The East India Company was no ordinary trading firm. Born on the last day of 1600 with a royal charter and dreams of spice, this London-based upstart would morph into a monster – a corporation with its own army, its own laws, and a stranglehold over entire nations. It built an empire of profit on the backs of millions, conquering and looting with impunity under the banner of the British flag. In its three-century reign, the Company grew from a ragtag group of merchants into what one historian calls “history’s most voracious corporation”. This is the brutal story of the East India Company’s rise and eventual ruin – a saga of monopoly, muskets, greed, and the downfall of history’s most ruthless company.
From Spice Traders to Corporate Overlords
It all started innocently enough – or so the story goes. In 1600, a group of ambitious London merchants led by Sir Thomas Smythe begged Queen Elizabeth I for a charter to chase fortunes in the East Indies. The Queen obliged. With £70,000 in pooled capital (a fortune at the time) and a monopoly license in hand, the “Honourable Company of Merchants of London Trading to the East Indies” was born. Few could have predicted that this venture would, two centuries later, rule over a subcontinent and dictate terms to emperors.
At first, the East India Company (EIC) was just another spice trader trying to elbow its way in among European rivals. The Spanish and Portuguese had dominated the spice trade until England’s navy shattered Spain’s grip in 1588. Now Britain wanted its cut. By 1602 the British Company’s ships were skirting Africa to reach the rich ports of India and Southeast Asia, setting up “factories” (trading posts) staffed by company factors to buy and ship precious goods back home. The early booty included pepper, cinnamon, calico textiles, silks, indigo dye, saltpeter (for gunpowder), and later the drug that would fuel an empire – tea. They even dabbled in the slave trade, transporting enslaved people to their colonies – whatever turned a profit.
But this outfit of penny-counting traders had a secret weapon from day one: its royal charter didn’t just grant trading rights; it gave the Company license to wage war. Imagine Walmart or Amazon with a clause in their bylaws allowing them to invade countries – that was the East India Company’s charter in a nutshell. Backed by the Crown, the Company could arm ships, fortify ports, and shoot its way to monopolies. And shoot it did. By the mid-1700s, the EIC had built up private armies to protect its warehouses and smack down competitors. What began as polite trade in the marketplace was about to become naked conquest on the battlefield.

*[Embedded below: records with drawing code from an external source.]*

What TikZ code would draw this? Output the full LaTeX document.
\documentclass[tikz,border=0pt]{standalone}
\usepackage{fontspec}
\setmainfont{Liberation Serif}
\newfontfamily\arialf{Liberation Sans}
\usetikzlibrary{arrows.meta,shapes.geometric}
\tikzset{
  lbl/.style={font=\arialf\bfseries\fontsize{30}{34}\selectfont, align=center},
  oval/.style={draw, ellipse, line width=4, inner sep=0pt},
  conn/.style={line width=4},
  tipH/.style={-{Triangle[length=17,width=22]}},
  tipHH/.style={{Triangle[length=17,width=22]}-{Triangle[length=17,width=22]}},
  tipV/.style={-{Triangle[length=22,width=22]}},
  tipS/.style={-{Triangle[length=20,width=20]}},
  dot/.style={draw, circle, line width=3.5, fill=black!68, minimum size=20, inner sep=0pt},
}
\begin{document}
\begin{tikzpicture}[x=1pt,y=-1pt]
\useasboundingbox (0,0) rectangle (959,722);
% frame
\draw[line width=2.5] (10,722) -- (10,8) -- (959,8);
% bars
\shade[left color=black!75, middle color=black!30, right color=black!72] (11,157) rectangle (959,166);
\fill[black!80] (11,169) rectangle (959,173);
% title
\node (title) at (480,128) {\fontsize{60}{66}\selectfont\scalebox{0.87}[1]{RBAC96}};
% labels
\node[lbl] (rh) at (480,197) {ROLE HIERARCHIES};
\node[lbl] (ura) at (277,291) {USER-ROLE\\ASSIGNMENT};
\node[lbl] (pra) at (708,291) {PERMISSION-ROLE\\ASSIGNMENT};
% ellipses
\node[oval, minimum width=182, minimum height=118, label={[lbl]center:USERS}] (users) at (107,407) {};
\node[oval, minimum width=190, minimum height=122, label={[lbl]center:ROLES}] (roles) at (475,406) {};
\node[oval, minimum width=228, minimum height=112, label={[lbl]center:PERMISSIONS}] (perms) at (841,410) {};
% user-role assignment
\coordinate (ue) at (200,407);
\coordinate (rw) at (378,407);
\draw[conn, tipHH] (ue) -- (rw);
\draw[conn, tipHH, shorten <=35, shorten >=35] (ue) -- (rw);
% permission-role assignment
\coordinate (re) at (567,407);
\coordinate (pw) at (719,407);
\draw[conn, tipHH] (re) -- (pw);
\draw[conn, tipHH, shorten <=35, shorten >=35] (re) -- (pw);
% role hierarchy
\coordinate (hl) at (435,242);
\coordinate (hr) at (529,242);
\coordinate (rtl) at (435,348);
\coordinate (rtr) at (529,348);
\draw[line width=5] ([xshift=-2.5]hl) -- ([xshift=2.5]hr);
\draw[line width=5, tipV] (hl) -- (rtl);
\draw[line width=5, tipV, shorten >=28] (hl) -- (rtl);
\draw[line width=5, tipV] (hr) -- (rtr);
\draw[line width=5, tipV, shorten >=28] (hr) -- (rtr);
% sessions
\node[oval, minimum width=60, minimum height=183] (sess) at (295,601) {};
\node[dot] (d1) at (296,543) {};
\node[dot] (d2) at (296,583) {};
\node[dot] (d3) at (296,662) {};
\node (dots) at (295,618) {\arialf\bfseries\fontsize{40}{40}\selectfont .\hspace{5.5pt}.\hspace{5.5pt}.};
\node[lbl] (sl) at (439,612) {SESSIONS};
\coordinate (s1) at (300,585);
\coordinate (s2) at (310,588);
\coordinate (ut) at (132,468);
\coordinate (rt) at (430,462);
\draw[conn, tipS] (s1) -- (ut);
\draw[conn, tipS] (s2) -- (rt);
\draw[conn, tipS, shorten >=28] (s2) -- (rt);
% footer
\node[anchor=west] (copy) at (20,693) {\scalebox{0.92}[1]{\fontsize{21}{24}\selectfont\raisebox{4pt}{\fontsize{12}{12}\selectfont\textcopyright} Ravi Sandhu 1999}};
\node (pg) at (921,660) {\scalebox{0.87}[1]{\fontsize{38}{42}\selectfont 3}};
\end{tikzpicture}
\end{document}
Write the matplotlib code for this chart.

Monopoly, Muskets, and Manipulation
The transformation from merchants to mercenaries reached its climax in 1757 on the dusty plains of Bengal. There, a Company man – a pale, unstable sociopath named Robert Clive – led 3,000 Company troops against the tens of thousands strong army of the Nawab of Bengal. The Battle of Plassey was not a fair fight; it was a masterclass in corporate backstabbing. Clive had already bribed and bamboozled the Nawab’s generals to stand down. When the gunpowder settled, the teenage Nawab was fleeing for his life, and Clive was dictating terms over Bengal. The Company, by deceit and daring, had just seized an entire Mughal province – one of the richest in India.